もちろん、「スタンド・バイ・ミー」「ショーシャンクの空に」などノンホラーの傑作群で味わう、
ラストの感動は格別といっていいし、それもキングの味わいであるとは思う。
でも、この作品に関していうなら、
ラストで言いたいことは頭では理解できる部分もあるし、
深みを持ったラストを描こうとしたことは理解できるのだ。
だが、こころに伝わってくるような感動は、不思議なくらい感じられない。
「ああ、たぶんこの部分でこうやって泣かせたいのだろうな」とはわかるのだが、
涙があふれてきて、とか、こころにズーンと響いてきたり、がない。
それは、そこまでの語りの饒舌さに酔ってしまい、
読むこちらに感動するキャパシティが残っていなかっただけなのかも知れないが、
そこまでの濃厚な描写と比べ、
ラストに至るまでの経緯は、少々唐突な印象があるし、何だか急ぎ足のような感触は、否めないのだ。
そんなわけで、悪くはないけど、どこかもの足りないこの作品。
で、ずいぶん前に戻るのだが、
〝天才キングの到達点〟ではないでしょ、というとこにつながるわけだ。
通過点、というか、何というか。
第一、まだ「暗黒の塔(ダーク・タワー)」だって、全貌が明らかになっていないのだから。

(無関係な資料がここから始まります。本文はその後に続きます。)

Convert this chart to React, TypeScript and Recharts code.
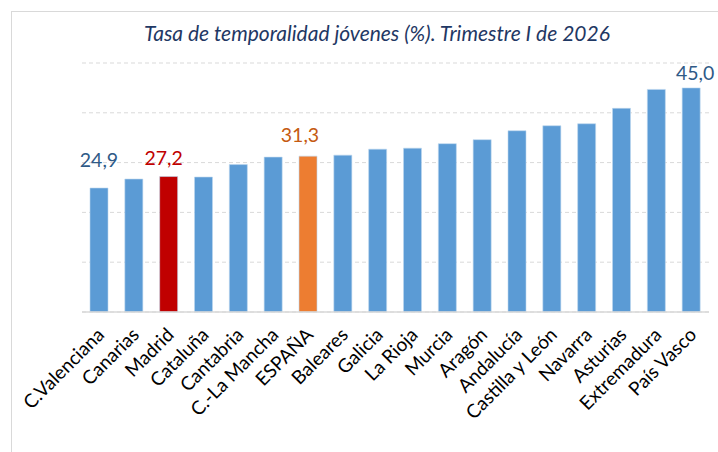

キング自身が遭った瀕死の交通事故から、待望の復活作であったり、
その事故そのものと重なる部分があったり、で、感慨深いものはあるけど、それはそれ。
だから、またもオビの話に戻ってしまうのだが、
〝この本はこんな方にお勧めです〟というくだりにも引っ掛かる部分が多いのだ。
〝「スタンド・バイ・ミー」が好き。
「グリーン・マイル」には感動した。
「アトランティスのこころ」は傑作!
「骨の袋」の愛の切なさに涙した。
キングなんて読んだことがない。
グチャグチャホラーは好きじゃない。
少年の純粋な気持ちにホロリと来る。
オトナの深い心遣いにはぐらりとくる。〟
最初にも書いた通り、オビにブツブツ言ってもしかたないんだが、
やっぱり、読んだ後「何だよ…」と思うオビはどうかと思う。